I had my utility trailer stolen a couple months ago because I got lazy and just locked a small lock on the hitch and was parked in a location that was hard to see. It was loaded full of garbage so I figured nobody would bother anyway... but they did


----------



## CO762 (Feb 22, 2010)

Winchester said:


> I had my utility trailer stolen a couple months...It was loaded full of garbage


Did they bring it back and complain?

I'm always amazed at the things people steal. In one place i was living, I've even had workboots stolen from my porch. Kneepads, pencils and razor knives are often the ones to go on casual walk bys.


----------



## jcalvin (Feb 1, 2008)

i heard on the news last night that the local po po caught a couple guys with 500 railroad spikes that they had romoved from the tracks and were trying to sell as scrap metal. wouldn't it just be easier to work?


----------



## dave_dj1 (Mar 16, 2010)

doesn't matter how many locks you have on it, if they want it they will take it!

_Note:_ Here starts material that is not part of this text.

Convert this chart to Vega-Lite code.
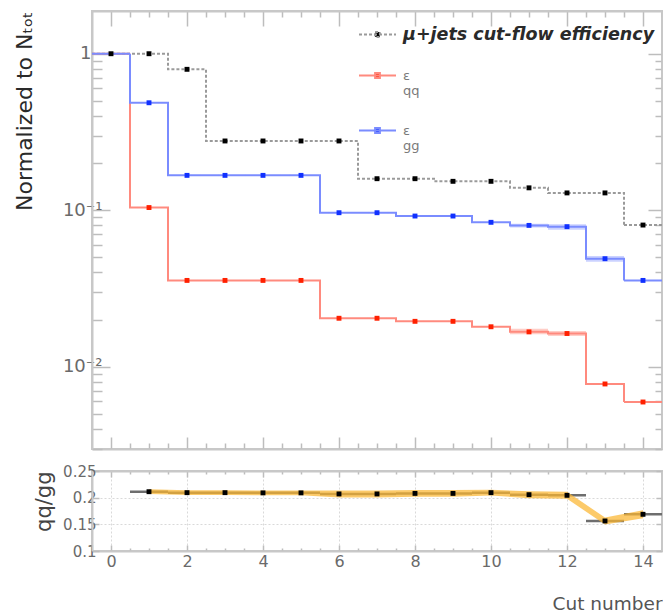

I know a guy who had his whole trailer stolen off a job, they never found a trace of it or the tools inside!!
he couldn't produce receipts for the tools so the ins, would'nt pay, he ended up with 5k on about 30k worth of stuff.


----------



## BKFranks (Feb 19, 2008)

http://www.dewaltmobilelock.com/


----------



## buildenterprise (Dec 4, 2007)

I have my trailer all lettered up for the opposite reason, a thief will be less likely to take a trailer that is clearly marked with my business name. Got the wheel lock, coupler lock and will soon have a deep cycle battery with standard car alarm inside.


----------



## dnconstruction (Apr 5, 2007)

I completely agree with the locks and hitch locks but it is only going to stop that half of people out there. If they really want it they will take it! I didn't letter up my trailer just because of that but now someone just posted they do that to stop someone from taking a lettered trailer. Thats a good point because I have a black trailer and once its lettered and hits the sun for a few days the logo will be visible even if the stickers are removed. Now you have me wondering!


----------